Bolton takes apart Obama’s Berlin Speech
John Bolton has pulled apart Obama’s Berlin speech, and it’s not pretty.
The successes Obama refers to in his speech — the defeat of Nazism, the Berlin airlift and the collapse of communism — were all gained by strong alliances defeating determined opponents of freedom, not by “one-worldism.” Although the senator was trying to distinguish himself from perceptions of Bush administration policy within the Atlantic Alliance, he was in fact sketching out a post-alliance policy, perhaps one that would unfold in global organizations such as the United Nations. This is far-reaching indeed.
It’s even more silly when you realize that the coalition that took out Saddam was much bigger in terms of nations than that which took out Hitler. The only difference was that some nations that might have normally been expected to jioin had been bribed and had other interests in Saddam’s continuing reign, and thus chose not to join. But the scandal is not the bribery apparently.
Second, Obama used the Berlin Wall metaphor to describe his foreign policy priorities as president: “The walls between old allies on either side of the Atlantic cannot stand. The walls between the countries with the most and those with the least cannot stand. The walls between races and tribes; natives and immigrants; Christian and Muslim and Jew cannot stand. These now are the walls we must tear down.”
This is a confused, nearly incoherent compilation, to say the least, amalgamating tensions in the Atlantic Alliance with ancient historical conflicts. One hopes even Obama, inexperienced as he is, doesn’t see all these “walls” as essentially the same in size and scope. But beyond the incoherence, there is a deeper problem, namely that “walls” exist not simply because of a lack of understanding about who is on the other side but because there are true differences in values and interests that lead to human conflict. The Berlin Wall itself was not built because of a failure of communication but because of the implacable hostility of communism toward freedom. The wall was a reflection of that reality, not an unfortunate mistake.
Quite true – we knew exactly where the communist stood, and they knew exactly where we stood. We wanted freedom, they wanted to keep their people under tyranny.
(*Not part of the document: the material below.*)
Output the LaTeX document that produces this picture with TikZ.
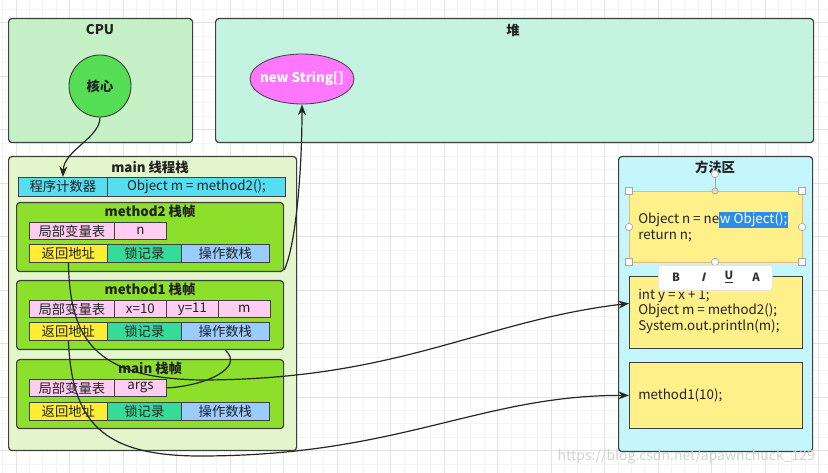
\documentclass[tikz,border=0pt]{standalone}
\usepackage{fontspec}
\setmainfont{Noto Sans CJK SC}
\newfontfamily\slantfont[FakeSlant=0.25]{Noto Sans CJK SC}
\usetikzlibrary{arrows.meta,shapes.geometric}

\definecolor{edgegray}{HTML}{3F3F3F}
\definecolor{txtgray}{HTML}{222222}
\definecolor{cpufill}{HTML}{C6F1C6}
\definecolor{heapfill}{HTML}{C4F4E1}
\definecolor{corefill}{HTML}{55DD55}
\definecolor{strfill}{HTML}{FF77FF}
\definecolor{stackfill}{HTML}{E3F6CC}
\definecolor{framefill}{HTML}{8CDF2A}
\definecolor{pcfill}{HTML}{55DDF0}
\definecolor{lvfill}{HTML}{FFCCF2}
\definecolor{retfill}{HTML}{FFEE33}
\definecolor{lockfill}{HTML}{33DD99}
\definecolor{opsfill}{HTML}{99CCFF}
\definecolor{methfill}{HTML}{C4F6FC}
\definecolor{codefill}{HTML}{FFF08A}
\definecolor{selblue}{HTML}{2B8CEA}
\definecolor{selorange}{HTML}{F2B36E}
\definecolor{minorgrid}{HTML}{F3F3F3}
\definecolor{majorgrid}{HTML}{E3E3E3}

\newcommand{\selhl}[1]{{\setlength{\fboxsep}{0.6pt}\colorbox{selblue}{\textcolor{white}{#1}}}}

\begin{document}
\begin{tikzpicture}[x=0.75pt,y=0.75pt,yscale=-1,xscale=1,
  panel/.style={draw=edgegray, line width=0.9pt, rounded corners=2.5pt, anchor=north west, inner sep=0pt},
  cell/.style={draw=edgegray, line width=0.6pt, anchor=north west, inner sep=0pt, text=txtgray, font=\fontsize{10}{12}\selectfont},
  paneltitle/.style={font=\bfseries\fontsize{10}{12}\selectfont, text=txtgray},
  codetext/.style={anchor=west, align=left, inner sep=0pt, text=txtgray, font=\fontsize{10}{11.7}\selectfont},
  conn/.style={draw=black!85, line width=0.9pt},
  tip/.style={-{Stealth[length=8pt,width=6pt]}},
  handle/.style={draw=gray!70, fill=white, line width=0.5pt, inner sep=0pt, minimum size=5.25pt},
  knob/.style={circle, draw=gray!70, fill=white, line width=0.5pt, inner sep=0pt, minimum size=5.5pt},
  tbtn/.style={font=\bfseries\fontsize{8.5}{10}\selectfont, text=black!80}]
%set diagram to the size of the screenshot
\useasboundingbox (0,0) rectangle (828,473);
\fill[white] (0,0) rectangle (828,473);

%Grid
\foreach \i in {0,...,62} {\draw[minorgrid, line width=0.4pt] ({2.625+\i*13.375},0) -- ++(0,473);}
\foreach \i in {0,...,35} {\draw[minorgrid, line width=0.4pt] (0,{9.125+\i*13.375}) -- ++(828,0);}
\foreach \i in {0,...,15} {\draw[majorgrid, line width=0.5pt] ({16+\i*53.5},0) -- ++(0,473);}
\foreach \i in {0,...,8} {\draw[majorgrid, line width=0.5pt] (0,{22.5+\i*53.5}) -- ++(828,0);}

%Shape: CPU
\node[panel, fill=cpufill, minimum width=138pt, minimum height=93pt] (cpu) at (8,18) {};
\node[paneltitle] (cputitle) at (100,30) {CPU};
\node[circle, draw=edgegray, line width=0.7pt, fill=corefill, minimum size=46.5pt, inner sep=0pt, paneltitle] (core) at (100,86) {核心};

%Shape: heap
\node[panel, fill=heapfill, minimum width=448.5pt, minimum height=93pt] (heap) at (215,18) {};
\node[paneltitle] (heaptitle) at (513,30) {堆};
\node[ellipse, draw=edgegray, line width=0.6pt, fill=strfill, minimum width=78pt, minimum height=37.5pt, inner sep=0pt] (str) at (302,79) {};
\node[font=\bfseries\fontsize{10}{12}\selectfont, text=white] (strtxt) at (str) {new String[]};

%Shape: main thread stack
\node[panel, fill=stackfill, minimum width=216pt, minimum height=220.5pt] (stack) at (8,156) {};
\node[paneltitle] (stacktitle) at (150,167) {main 线程栈};
\node[cell, fill=pcfill, minimum width=66.75pt, minimum height=14.25pt] (pc) at (18,177) {程序计数器};
\node[cell, fill=pcfill, minimum width=133.5pt, minimum height=14.25pt] (pcval) at (107,177) {Object m = method2();};

%Shape: method2 frame
\node[panel, fill=framefill, minimum width=200.25pt, minimum height=51.75pt] (m2) at (16,202) {};
\node[paneltitle] (m2title) at (150,211) {method2 栈帧};
\node[cell, fill=lvfill, minimum width=63.75pt, minimum height=12.75pt] (m2lv) at (29,222) {局部变量表};
\node[cell, fill=lvfill, minimum width=39pt, minimum height=12.75pt] (m2n) at (114,222) {n};
\node[cell, fill=retfill, minimum width=58.5pt, minimum height=13.5pt] (m2ret) at (29,244) {返回地址};
\node[cell, fill=lockfill, minimum width=55.5pt, minimum height=13.5pt] (m2lock) at (107,244) {锁记录};
\node[cell, fill=opsfill, minimum width=66pt, minimum height=13.5pt] (m2ops) at (181,244) {操作数栈};

%Shape: method1 frame
\node[panel, fill=framefill, minimum width=200.25pt, minimum height=51.75pt] (m1) at (16,280) {};
\node[paneltitle] (m1title) at (150,289) {method1 栈帧};
\node[cell, fill=lvfill, minimum width=63.75pt, minimum height=12.75pt] (m1lv) at (29,300) {局部变量表};
\node[cell, fill=lvfill, minimum width=39pt, minimum height=12.75pt] (m1x) at (114,300) {x=10};
\node[cell, fill=lvfill, minimum width=39pt, minimum height=12.75pt] (m1y) at (166,300) {y=11};
\node[cell, fill=lvfill, minimum width=39pt, minimum height=12.75pt] (m1m) at (218,300) {m};
\node[cell, fill=retfill, minimum width=58.5pt, minimum height=13.5pt] (m1ret) at (29,322) {返回地址};
\node[cell, fill=lockfill, minimum width=55.5pt, minimum height=13.5pt] (m1lock) at (107,322) {锁记录};
\node[cell, fill=opsfill, minimum width=66pt, minimum height=13.5pt] (m1ops) at (181,322) {操作数栈};

%Shape: main frame
\node[panel, fill=framefill, minimum width=200.25pt, minimum height=51.75pt] (mf) at (16,359) {};
\node[paneltitle] (mftitle) at (150,368) {main 栈帧};
\node[cell, fill=lvfill, minimum width=63.75pt, minimum height=12.75pt] (mflv) at (29,379) {局部变量表};
\node[cell, fill=lvfill, minimum width=39pt, minimum height=12.75pt] (mfargs) at (114,379) {args};
\node[cell, fill=retfill, minimum width=58.5pt, minimum height=13.5pt] (mfret) at (29,402) {返回地址};
\node[cell, fill=lockfill, minimum width=55.5pt, minimum height=13.5pt] (mflock) at (107,402) {锁记录};
\node[cell, fill=opsfill, minimum width=66pt, minimum height=13.5pt] (mfops) at (181,402) {操作数栈};

%Shape: method area
\node[panel, fill=methfill, minimum width=145.5pt, minimum height=221.25pt] (meth) at (618,156) {};
\node[paneltitle] (methtitle) at (715,167) {方法区};
\node[cell, fill=codefill, draw=selorange, minimum width=129.75pt, minimum height=53.25pt] (code1) at (629,191) {};
\node[codetext] (code1txt) at (638,227) {Object n = ne\selhl{w Object();}\\return n;};
\node[cell, fill=codefill, minimum width=129.75pt, minimum height=54pt] (code2) at (629,276) {};
\node[codetext] (code2txt) at (638,311) {int y = x + 1;\\Object m = method2();\\System.out.println(m);};
\node[cell, fill=codefill, minimum width=129.75pt, minimum height=49.5pt] (code3) at (629,362) {};
\node[codetext] (code3txt) at (638,395) {method1(10);};

%selection handles
\draw[gray!70, line width=0.5pt] (715,174) -- (715,191);
\node[knob] (rot) at (715,174) {};
\node[knob, fill=selorange!60, minimum size=4.5pt] (htop) at (715,191) {};
\node[handle] (hnw) at (629,191) {};
\node[handle] (hne) at (802,191) {};
\node[handle] (hsw) at (629,262) {};
\node[handle] (hse) at (802,262) {};
\node[knob] (hw) at (629,227) {};
\node[knob] (he) at (802,227) {};
\node[knob] (hs) at (715,262) {};

%text toolbar
\node[draw=gray!25, fill=white, rounded corners=2pt, minimum width=85.5pt, minimum height=18.75pt, anchor=north west, inner sep=0pt] (tbar) at (658,265) {};
\node[tbtn] (tbold) at (676,277) {B};
\node[tbtn] (titalic) at (703,277) {\slantfont\bfseries I};
\node[tbtn] (tunder) at (729,277) {\underline{U}};
\node[tbtn] (tcolor) at (756,277) {A};

%Connectors
\draw[conn, tip] (core.south) .. controls (100,138) and (64,150) .. (pc.north);
\draw[conn, tip] ([yshift=-7.5pt]m1.north east) .. controls (296,245) and (302,170) .. (str.south);
\draw[conn] (mfargs.east) .. controls (205,386) and (245,368) .. (m1ops.south |- m1.south);
\draw[conn, tip] (m2ret.south) .. controls (70,340) and (95,378) .. (200,380) .. controls (400,380) and (480,321) .. ([yshift=-6.75pt]code2.west);
\draw[conn, tip] (m1ret.south) .. controls (72,420) and (100,456) .. (200,456) .. controls (400,456) and (480,395) .. (code3.west);

% Text Node
\node[anchor=west, text=gray!35, font=\fontsize{10.5}{12}\selectfont] (wmark) at (553,457) {https://blog.csdn.net/apawnchuck\_129};

\end{tikzpicture}
\end{document}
Tearing down the Berlin Wall was possible because one side — our side — defeated the other. Differences in levels of economic development, or the treatment of racial, immigration or religious questions, are not susceptible to the same analysis or solution. Even more basically, challenges to our very civilization, as the Cold War surely was, are not overcome by naively “tearing down walls” with our adversaries.